Negotiations conducted entirely by email tend to remain rigid. Face-to-face meetings—or at least working through a trusted local representative—dramatically change outcomes. In-person discussions humanize the relationship and allow for deeper trust building.

Buyers with a local presence are often perceived as more serious and committed. This perception alone can lead to better pricing, faster responsiveness, and greater transparency around costs.

Long-Term Thinking Wins in Vietnam

Vietnamese factories think in years, not transactions. Buyers who frame negotiations around shared growth—future volumes, product expansions, or process improvements—create alignment. Price becomes part of a larger partnership discussion rather than a zero-sum game.
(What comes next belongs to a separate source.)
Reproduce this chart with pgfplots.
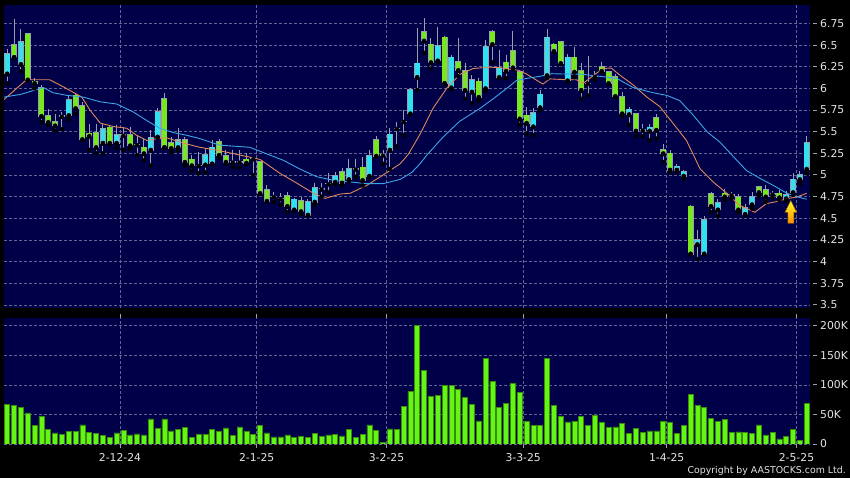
\documentclass[border=0pt]{standalone}
\usepackage{pgfplots}
\pgfplotsset{compat=1.18}
\usepackage{pgfplotstable}
\usepackage{fontspec}
\setmainfont{DejaVu Sans}
\definecolor{navy}{RGB}{0,0,72}
\definecolor{gridc}{RGB}{95,102,150}
\definecolor{upc}{RGB}{50,225,240}
\definecolor{dnc}{RGB}{120,232,30}
\definecolor{edgec}{RGB}{150,160,175}
\definecolor{volc}{RGB}{100,245,20}
\definecolor{voledge}{RGB}{55,140,10}
\definecolor{maone}{RGB}{225,135,90}
\definecolor{matwo}{RGB}{60,165,230}
\definecolor{labc}{RGB}{228,228,228}
\newcommand{\td}[1]{{\color{edgec}\rule[3.6pt]{3.6pt}{0.8pt}}\hspace{3.6pt}#1}

\pgfplotstableread{
i bl bh h l
0 6.17 6.40 6.45 6.06
2 6.28 6.54 6.69 6.20
9 5.69 5.87 5.91 5.64
14 5.37 5.53 5.59 5.25
16 5.37 5.46 5.58 5.31
21 5.29 5.43 5.52 5.11
22 5.44 5.73 5.77 5.44
25 5.32 5.41 5.54 5.29
29 5.12 5.23 5.31 5.03
30 5.13 5.32 5.40 5.13
42 4.60 4.72 4.74 4.59
44 4.54 4.69 4.72 4.53
45 4.69 4.85 4.91 4.66
48 4.92 4.99 5.03 4.89
50 4.95 5.07 5.19 4.93
53 4.99 5.22 5.29 4.98
56 5.29 5.47 5.54 5.07
59 5.71 5.98 6.01 5.70
60 6.13 6.29 6.70 5.98
63 6.32 6.49 6.71 6.31
65 6.01 6.36 6.38 5.99
68 5.96 6.10 6.15 5.83
70 6.00 6.48 6.56 5.97
72 6.13 6.23 6.44 6.12
77 5.56 5.72 5.77 5.46
78 5.78 5.93 5.98 5.75
79 6.15 6.59 6.69 6.12
82 6.09 6.36 6.40 6.08
91 5.70 5.76 5.79 5.58
94 5.51 5.55 5.59 5.40
98 5.06 5.10 5.13 5.03
99 4.99 5.04 5.06 4.96
101 4.20 4.25 4.37 4.03
102 4.09 4.48 4.53 4.09
104 4.60 4.68 4.72 4.53
108 4.55 4.62 4.66 4.53
109 4.66 4.75 4.80 4.61
114 4.73 4.77 4.81 4.70
115 4.80 4.95 5.02 4.77
116 4.95 5.00 5.05 4.90
117 5.07 5.37 5.45 5.02
}\upT

\pgfplotstableread{
i bl bh h l
1 6.36 6.50 6.80 6.36
3 6.10 6.63 6.64 6.09
4 6.06 6.08 6.12 6.00
5 5.68 6.01 6.04 5.61
6 5.61 5.68 5.76 5.58
7 5.57 5.61 5.71 5.51
10 5.77 5.92 5.95 5.71
11 5.41 5.80 5.84 5.41
12 5.45 5.48 5.59 5.29
13 5.32 5.49 5.59 5.25
15 5.37 5.55 5.57 5.35
18 5.34 5.46 5.56 5.30
20 5.25 5.32 5.42 5.17
23 5.32 5.88 5.95 5.32
24 5.31 5.37 5.44 5.26
26 5.15 5.41 5.44 5.11
27 5.11 5.18 5.23 5.05
31 5.23 5.38 5.42 5.20
32 5.15 5.22 5.29 5.13
35 5.14 5.18 5.25 5.13
37 4.79 5.15 5.15 4.78
38 4.70 4.83 4.88 4.69
41 4.64 4.76 4.80 4.57
43 4.58 4.70 4.75 4.55
49 4.91 5.04 5.08 4.88
52 4.94 5.09 5.21 4.88
54 5.22 5.41 5.45 5.21
61 6.55 6.65 6.81 6.41
62 6.30 6.51 6.58 6.23
64 6.06 6.59 6.60 6.05
66 6.21 6.31 6.58 6.14
67 5.98 6.20 6.29 5.88
69 5.90 6.08 6.12 5.86
71 6.51 6.65 6.67 6.30
73 6.20 6.30 6.38 6.12
74 6.24 6.43 6.66 6.22
75 5.65 6.19 6.21 5.58
76 5.60 5.69 5.79 5.48
80 6.43 6.51 6.52 6.42
81 6.29 6.54 6.55 6.28
83 6.19 6.36 6.48 6.13
84 5.98 6.20 6.29 5.88
87 6.20 6.25 6.30 6.19
88 6.06 6.19 6.20 6.05
89 5.91 6.13 6.17 5.90
90 5.71 5.90 5.96 5.68
92 5.51 5.71 5.72 5.45
95 5.52 5.66 5.71 5.42
96 5.25 5.29 5.36 5.15
97 5.06 5.25 5.29 5.04
100 4.09 4.64 4.65 4.09
103 4.64 4.78 4.80 4.57
105 4.75 4.79 4.84 4.71
107 4.60 4.75 4.78 4.57
110 4.80 4.86 4.87 4.76
111 4.75 4.83 4.88 4.69
113 4.74 4.79 4.83 4.71
}\dnT

\pgfplotstableread{
i p h l
8 5.68 5.73 5.53
17 5.46 5.56 5.29
19 5.35 5.45 5.23
28 5.11 5.27 5.02
33 5.15 5.29 5.09
34 5.15 5.29 5.09
36 5.19 5.21 5.00
39 4.75 4.80 4.69
40 4.73 4.79 4.66
46 4.84 4.91 4.75
47 4.90 5.02 4.80
51 5.07 5.19 4.98
55 5.23 5.29 5.13
57 5.54 5.61 5.33
58 5.62 5.75 5.46
85 6.06 6.37 5.92
86 6.14 6.20 6.10
93 5.52 5.59 5.45
106 4.77 4.80 4.73
112 4.78 4.82 4.74
}\djT

\pgfplotstableread{
i v
0 67
1 64.5
2 61.7
3 52.6
4 31
5 46.4
6 24.3
7 18.7
8 15.8
9 21
10 21.5
11 32.3
12 19.8
13 18.1
14 14.1
15 11.3
16 18.7
17 23.2
18 15.3
19 17
20 15.3
21 42.4
22 26
23 42.4
24 22
25 24.3
26 28.3
27 10.8
28 16.4
29 15.8
30 24.3
31 21.5
32 27.2
33 14.1
34 28.9
35 21
36 15.8
37 31.7
38 18.7
39 11.9
40 11.9
41 15.3
42 10.8
43 13
44 11.3
45 17.5
46 12.5
47 15.3
48 16.4
49 13.6
50 24.9
51 10.8
52 15.8
53 32.3
54 22.6
55 2.8
56 25.5
57 24.9
58 62.8
59 88.3
60 200
61 125
62 80.5
63 82
64 98.6
65 98.6
66 91.8
67 78.2
68 66.3
69 39.1
70 144
71 106
72 61.2
73 68
74 102.5
75 87.3
76 38
77 31.2
78 31.2
79 144
80 64.6
81 46.5
82 37.4
83 38.5
84 46.5
85 31.2
86 48.7
87 36.3
88 27.8
89 28.9
90 34.6
91 18.1
92 26.6
93 19.8
94 22.1
95 22.1
96 38.5
97 36.8
98 17.6
99 31.2
100 84.4
101 65.2
102 61.2
103 43.6
104 38.5
105 41.4
106 19.8
107 20.4
108 19.3
109 18.1
110 32.3
111 15.3
112 19.8
113 8.5
114 12.5
115 24.4
116 5.7
117 68
}\volT

\pgfplotsset{
  chartbase/.style={
    scale only axis, width=806pt,
    xmin=-0.48, xmax=117.48,
    axis background/.style={fill=navy},
    axis line style={draw=none},
    grid=major,
    major grid style={draw=gridc, dash pattern=on 2.5pt off 2.5pt, line width=0.6pt},
    xtick={16.5,36.5,55.5,75.5,96.5,115.5},
    tick align=outside,
    major tick length=4pt,
    tick label style={font=\fontsize{10.8}{12}\selectfont, text=labc},
    yticklabel pos=right,
    ytick style={draw=none},
    yticklabel style={anchor=west, xshift=-4.5pt},
  },
  wick/.style={only marks, mark=none, forget plot,
    error bars/.cd, y dir=plus, y explicit, error mark=none,
    error bar style={line width=1pt, draw=edgec}},
  bodyedge/.style={only marks, mark=none, forget plot,
    error bars/.cd, y dir=plus, y explicit, error mark=none,
    error bar style={line width=6.0pt, draw=edgec}},
  bodyfill/.style={only marks, mark=none, forget plot,
    error bars/.cd, y dir=plus, y explicit, error mark=none,
    error bar style={line width=4.6pt, draw=#1}},
}

\begin{document}
\begin{tikzpicture}
\useasboundingbox (0,0) rectangle (850pt,478pt);
\fill[black] (0,0) rectangle (850pt,478pt);

% ---------- price panel ----------
\begin{axis}[chartbase, at={(4pt,170pt)}, anchor=south west, height=303pt,
  ymin=3.465, ymax=6.963,
  xticklabels={}, xtick style={draw=none},
  ytick={3.5,3.75,4,4.25,4.5,4.75,5,5.25,5.5,5.75,6,6.25,6.5,6.75},
  yticklabels={\td{3.5},\td{3.75},\td{4},\td{4.25},\td{4.5},\td{4.75},\td{5},\td{5.25},\td{5.5},\td{5.75},\td{6},\td{6.25},\td{6.5},\td{6.75}},
]
% wicks
\addplot[wick] table[x=i, y=l, y error plus expr=\thisrow{h}-\thisrow{l}] {\upT};
\addplot[wick] table[x=i, y=l, y error plus expr=\thisrow{h}-\thisrow{l}] {\dnT};
\addplot[wick] table[x=i, y=l, y error plus expr=\thisrow{h}-\thisrow{l}] {\djT};
% body outlines
\addplot[bodyedge] table[x=i, y expr=\thisrow{bl}-0.008, y error plus expr=\thisrow{bh}-\thisrow{bl}+0.016] {\upT};
\addplot[bodyedge] table[x=i, y expr=\thisrow{bl}-0.008, y error plus expr=\thisrow{bh}-\thisrow{bl}+0.016] {\dnT};
\addplot[bodyedge] table[x=i, y expr=\thisrow{p}-0.008, y error plus expr=0.016] {\djT};
% body fills
\addplot[bodyfill=upc] table[x=i, y=bl, y error plus expr=\thisrow{bh}-\thisrow{bl}] {\upT};
\addplot[bodyfill=dnc] table[x=i, y=bl, y error plus expr=\thisrow{bh}-\thisrow{bl}] {\dnT};
% moving averages
\addplot[maone, line width=0.9pt] coordinates {
(-0.5,5.87) (2.8,6.10) (6.2,6.10) (8.4,6.01) (10.9,5.90) (12.1,5.75) (13.6,5.60) (15.5,5.56) (17.5,5.54) (18.9,5.46) (20.4,5.40) (21.9,5.42) (23.3,5.43) (26.2,5.36) (28.2,5.32) (29.7,5.30) (31.1,5.28) (34.1,5.23) (37,5.18) (39.9,5.02) (42.3,4.91) (44.8,4.79) (46.5,4.73) (48.7,4.78) (50.2,4.79) (52.6,4.88) (55,5.00) (57.5,5.13) (58.7,5.24) (60.4,5.47) (62.3,5.77) (64.3,6.00) (66.2,6.16) (68.2,6.23) (70.6,6.245) (72.1,6.24) (73.6,6.22) (74.8,6.21) (76,6.165) (78.4,6.05) (79.4,6.11) (81.9,6.10) (83.3,6.10) (84.3,6.06) (85.8,6.15) (87.2,6.23) (88.4,6.235) (89.7,6.15) (91.6,6.04) (93.6,5.90) (95.5,5.79) (97.5,5.59) (99.4,5.40) (101.4,5.07) (103.3,4.92) (105.3,4.79) (107.2,4.65) (109.4,4.57) (111.1,4.67) (112.4,4.69) (114.3,4.73) (115.5,4.745) (117,4.79)};
\addplot[matwo, line width=0.9pt] coordinates {
(-0.5,5.90) (1.9,5.93) (5.3,6.01) (6.7,5.95) (8.7,5.92) (11.1,5.90) (13.6,5.845) (16,5.82) (18.4,5.73) (20.4,5.63) (22.3,5.54) (24.3,5.49) (26.2,5.46) (28.2,5.42) (30.1,5.37) (31.1,5.345) (35.5,5.32) (40.4,5.17) (42.8,5.07) (45.3,4.98) (47.7,4.94) (50.2,4.92) (52.6,4.90) (55,4.90) (57.5,4.95) (59.2,5.03) (60.4,5.13) (61.4,5.23) (63.8,5.44) (66.2,5.62) (69.2,5.77) (71.1,5.88) (73.1,6.00) (74.5,6.09) (76,6.115) (78,6.14) (79.7,6.17) (81.9,6.165) (83.8,6.165) (86.7,6.14) (89.2,6.115) (91.6,6.01) (94.5,5.95) (96.5,5.92) (98.4,5.86) (100.4,5.69) (102.4,5.50) (104.3,5.38) (106.3,5.21) (108.2,5.05) (110.2,4.96) (112.1,4.88) (114.1,4.79) (115.5,4.75) (117,4.72)};
% arrow annotation
\path[draw=orange!60!black, line width=0.4pt, top color=yellow!85!white, bottom color=orange!90!yellow]
  (axis cs:114.67,4.707) -- (axis cs:115.53,4.569) -- (axis cs:115.11,4.569) -- (axis cs:115.11,4.441)
  -- (axis cs:114.23,4.441) -- (axis cs:114.23,4.569) -- (axis cs:113.81,4.569) -- cycle;
\end{axis}

% ---------- volume panel ----------
\begin{axis}[chartbase, at={(4pt,34pt)}, anchor=south west, height=126pt,
  ymin=0, ymax=213,
  ytick={0,50,100,150,200},
  yticklabels={\td{0},\td{50K},\td{100K},\td{150K},\td{200K}},
  xticklabels={2-12-24,2-1-25,3-2-25,3-3-25,1-4-25,2-5-25},
  xtick style={draw=edgec, line width=0.6pt},
  xticklabel style={yshift=-1.5pt},
]
\addplot[ybar, bar width=4.9pt, fill=volc, draw=voledge, line width=0.7pt] table[x=i, y=v] {\volT};
\end{axis}

\node[anchor=east, inner sep=0pt, text=labc, font=\fontsize{9.4}{11}\selectfont] at (846pt,7pt) {Copyright by AASTOCKS.com Ltd.};
\end{tikzpicture}
\end{document}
The most successful negotiators in Vietnam don’t aim to “win” the deal. They aim to become a preferred customer.

Final Thoughts

Negotiating factory pricing in Vietnam requires cultural intelligence as much as commercial skill. The lowest price is rarely the best outcome, and aggressive tactics often carry hidden costs. Buyers who approach negotiations with respect, patience, and long-term intent consistently achieve better results—on price, quality, and reliability.

Vietnam rewards those who understand that business is personal, trust is earned, and value is built over time. Master that mindset, and pricing negotiations become not a hurdle, but a strategic advantage.